While some felt that Battlestar Galactica’s finale repudiated much that came before it, both thematically and in its execution, others (like myself) felt the story had come to an emotionally satisfying conclusion. Either way, disgruntled or devoted fans of the show—and even those who’ve never seen it—will find its new soapy spinoff, Caprica, of interest. Like its predecessor, which was couched in Bush-era “War on Terror” parallels, the show alludes to present day tensions stemming from Obama’s promise of change, something I discussed at length in a piece I wrote back in April after watching an early DVD release of the pilot.
“Caprica: 58 Years Before the Fall” reads the opening title card to the two-hour debut. The Fall refers to humanity’s near extinction at the hands of their robotic Cylon creations in BSG’s premiere. This prequel explores the fateful forces which led to their creation and rise to prominence. It begins with two young girls perishing in a terrorist attack orchestrated by a monotheistic cult known as the Soldiers of the One (the seed for the Cylon belief in one God; contrarian in the polytheistic society of Caprica). The girls’ respective fathers—Daniel Graystone (Eric Stoltz), a Bill Gates/Steve Jobs-like billionaire genius looking for the missing link in his robotics research, and Joseph Adams (Esai Morales), a Michael Corleone-type attorney reluctant to join the family (as in Family) business—are our portals into this show’s world.

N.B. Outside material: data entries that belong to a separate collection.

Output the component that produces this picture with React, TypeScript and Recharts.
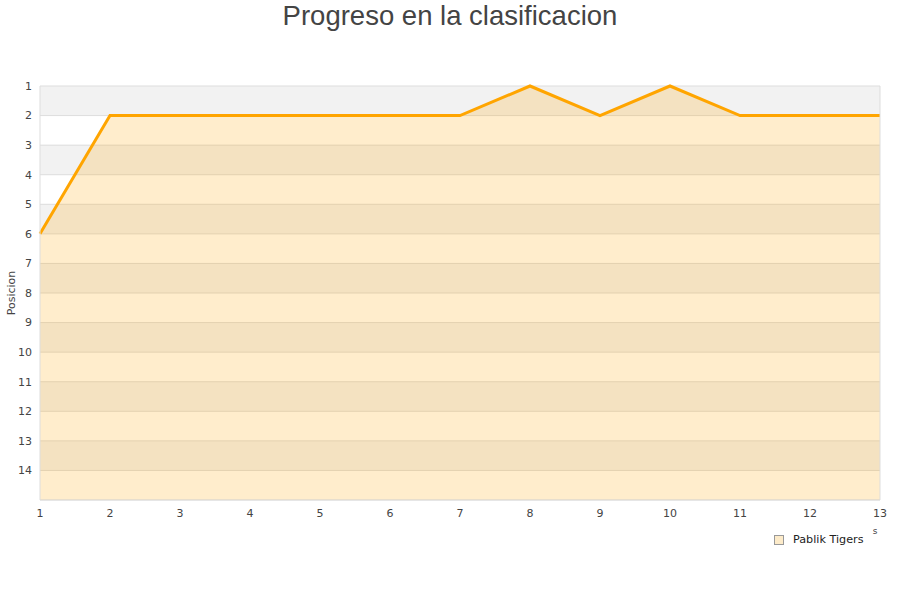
import React from "react";
import { AreaChart, Area, XAxis, YAxis, CartesianGrid } from "recharts";

const jornadas = [1, 2, 3, 4, 5, 6, 7, 8, 9, 10, 11, 12, 13];
const posiciones = [6, 2, 2, 2, 2, 2, 2, 1, 2, 1, 2, 2, 2];
const yTicks = [1, 2, 3, 4, 5, 6, 7, 8, 9, 10, 11, 12, 13, 14];
const seriesName = "Pablik Tigers";
const titleText = "Progreso en la clasificacion";
const yLabel = "Posicion";
const xLabel = "s";

const data = jornadas.map((j, i) => ({ jornada: j, pos: posiciones[i] }));

const tickStyle = { fontFamily: "DejaVu Sans, sans-serif", fontSize: 11, fill: "#444" };

export default function App() {
  return (
    <div style={{ position: "absolute", left: 0, top: 0, width: 900, height: 600, background: "#fff" }}>
      <div style={{ position: "absolute", left: 0, top: 0, width: 900, textAlign: "center", fontFamily: "Liberation Sans, Arial, sans-serif", fontSize: 27.5, color: "#444", lineHeight: "32px" }}>
        {titleText}
      </div>
      <AreaChart width={900} height={600} data={data} margin={{ top: 86, right: 19, bottom: 70, left: 0 }}>
        <CartesianGrid vertical={false} stroke="#dddddd" horizontalFill={["#f2f2f2", "#ffffff"]} fillOpacity={1} />
        <XAxis
          dataKey="jornada"
          type="number"
          domain={[1, 13]}
          ticks={jornadas}
          interval={0}
          height={30}
          tickSize={0}
          tickMargin={9}
          tick={tickStyle}
          axisLine={{ stroke: "#dddddd" }}
          tickLine={false}
          label={{
            content: () => (
              <text x={875} y={534} textAnchor="middle" style={{ fontFamily: "DejaVu Sans, sans-serif", fontSize: 9, fill: "#444" }}>
                {xLabel}
              </text>
            ),
          }}
        />
        <YAxis
          reversed
          type="number"
          domain={[1, 15]}
          ticks={yTicks}
          interval={0}
          width={40}
          tickSize={0}
          tickMargin={8}
          tick={tickStyle}
          axisLine={{ stroke: "#dddddd" }}
          tickLine={false}
          label={{
            content: (props: any) => {
              const vb = props.viewBox || { x: 0, y: 86, height: 414 };
              const cx = 11;
              const cy = vb.y + vb.height / 2;
              return (
                <text x={cx} y={cy} transform={`rotate(-90 ${cx} ${cy})`} textAnchor="middle" dominantBaseline="central" style={{ fontFamily: "DejaVu Sans, sans-serif", fontSize: 11, fill: "#444" }}>
                  {yLabel}
                </text>
              );
            },
          }}
        />
        <YAxis yAxisId="right" orientation="right" width={1} tick={false} tickLine={false} axisLine={{ stroke: "#dddddd" }} />
        <Area
          type="linear"
          dataKey="pos"
          name={seriesName}
          baseValue={15}
          stroke="#ffa500"
          strokeWidth={3}
          fill="#ffa500"
          fillOpacity={0.2}
          dot={false}
          activeDot={false}
          isAnimationActive={false}
        />
      </AreaChart>
      <div style={{ position: "absolute", left: 774, top: 533, display: "flex", alignItems: "center", fontFamily: "DejaVu Sans, sans-serif", fontSize: 11.2, color: "#222", lineHeight: "14px" }}>
        <span style={{ display: "inline-block", width: 8, height: 8, background: "#fdebc9", border: "1px solid #999", marginRight: 9 }} />
        <span>{seriesName}</span>
      </div>
    </div>
  );
}
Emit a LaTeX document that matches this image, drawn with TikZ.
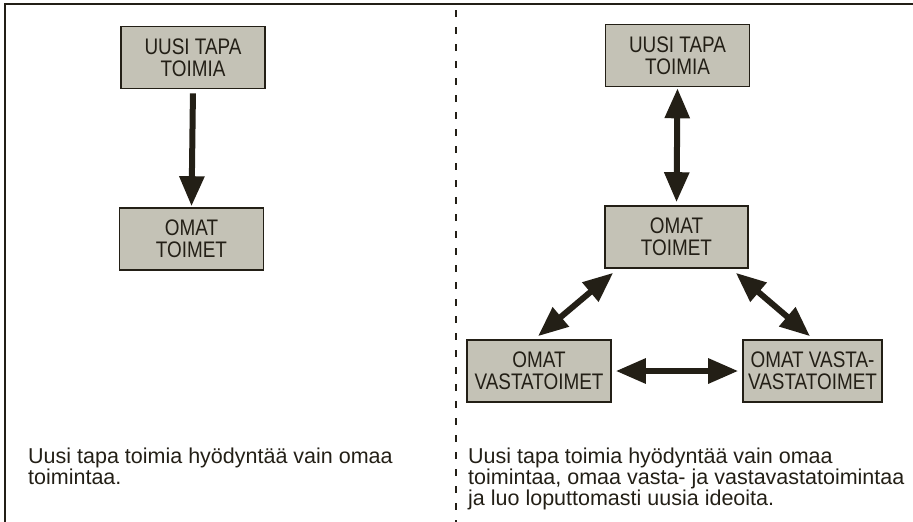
\documentclass[tikz,border=0pt]{standalone}
\usepackage{fontspec}
\setmainfont{Liberation Sans}
\newfontfamily\boxfont[FakeStretch=0.84]{Liberation Sans}
\usetikzlibrary{arrows.meta}
\definecolor{ink}{RGB}{35,31,22}
\definecolor{boxfill}{RGB}{196,194,182}
\tikzset{
  actbox/.style={draw=ink, line width=1.6pt, fill=boxfill, minimum width=144pt,
    minimum height=62pt, inner sep=0pt, align=center, text=ink,
    font=\boxfont\fontsize{22.5}{22}\selectfont},
  bighead/.tip={Triangle[length=30pt,width=24pt]},
  oneway/.style={draw=ink, line width=6pt, -bighead},
  twoway/.style={draw=ink, line width=6pt, bighead-bighead},
  caption/.style={anchor=north west, inner sep=0pt, align=left, text=ink,
    font=\fontsize{21.5}{19.5}\selectfont},
  frameline/.style={draw=ink, line width=2.2pt},
}
\begin{document}
\begin{tikzpicture}[x=1pt,y=-1pt]
  \useasboundingbox (0,0) rectangle (913,522);
  % frame and divider
  \draw[frameline] (5,522) -- (5,4) -- (913,4);
  \draw[frameline, line width=2.5pt, dash pattern=on 7pt off 10pt] (456,10) -- (456,522);

  % left panel
  \node[actbox] (lt) at (193,57.5) {UUSI TAPA\\TOIMIA};
  \node[actbox] (lb) at (191.5,239) {OMAT\\TOIMET};
  \draw[oneway, shorten <=4pt, shorten >=1pt] (lt.south) -- (lb.north);
  \node[caption] (capl) at (28,448) {Uusi tapa toimia hyödyntää vain omaa\\toimintaa.};

  % right panel
  \node[actbox] (rt) at (677.5,55.5) {UUSI TAPA\\TOIMIA};
  \node[actbox, minimum width=143pt] (rm) at (676.5,237) {OMAT\\TOIMET};
  \node[actbox] (bl) at (539,371) {OMAT\\VASTATOIMET};
  \node[actbox, minimum width=139pt] (br) at (812.5,371) {OMAT VASTA-\\VASTATOIMET};
  \draw[twoway, shorten <=1pt, shorten >=3pt] (rt.south) -- (rm.north);
  \draw[twoway] ([xshift=9pt,yshift=-4pt]rm.south west) -- ([xshift=-1pt,yshift=3pt]bl.north);
  \draw[twoway] ([xshift=-13pt,yshift=-4pt]rm.south east) -- ([xshift=-2.5pt,yshift=3pt]br.north);
  \draw[twoway, shorten <=4pt, shorten >=4pt] (bl.east) -- (br.west);
  \node[caption] (capr) at (468,448) {Uusi tapa toimia hyödyntää vain omaa\\toimintaa, omaa vasta- ja vastavastatoimintaa\\ja luo loputtomasti uusia ideoita.};
\end{tikzpicture}
\end{document}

Graystone and Adams also serve as doubles tied together by their very different reactions to the possibility that their daughters can be resurrected. Graystone sees it as a matter of science and intellect. If he can bring his daughter Zoe (Alessandra Torresani) back to life by imprinting her personality into a machine prototype he’s created, then why not? Ironically, it is his overwhelming emotional regret that blinds this intellectual to the unpredictable repercussions that shall ultimately play out. The earthier and more instinctual Adams comes to grasp the moral implications of trying to revive his own dead daughter. Paradoxically, it is his pragmatism that allows him to step back and view the situation dispassionately.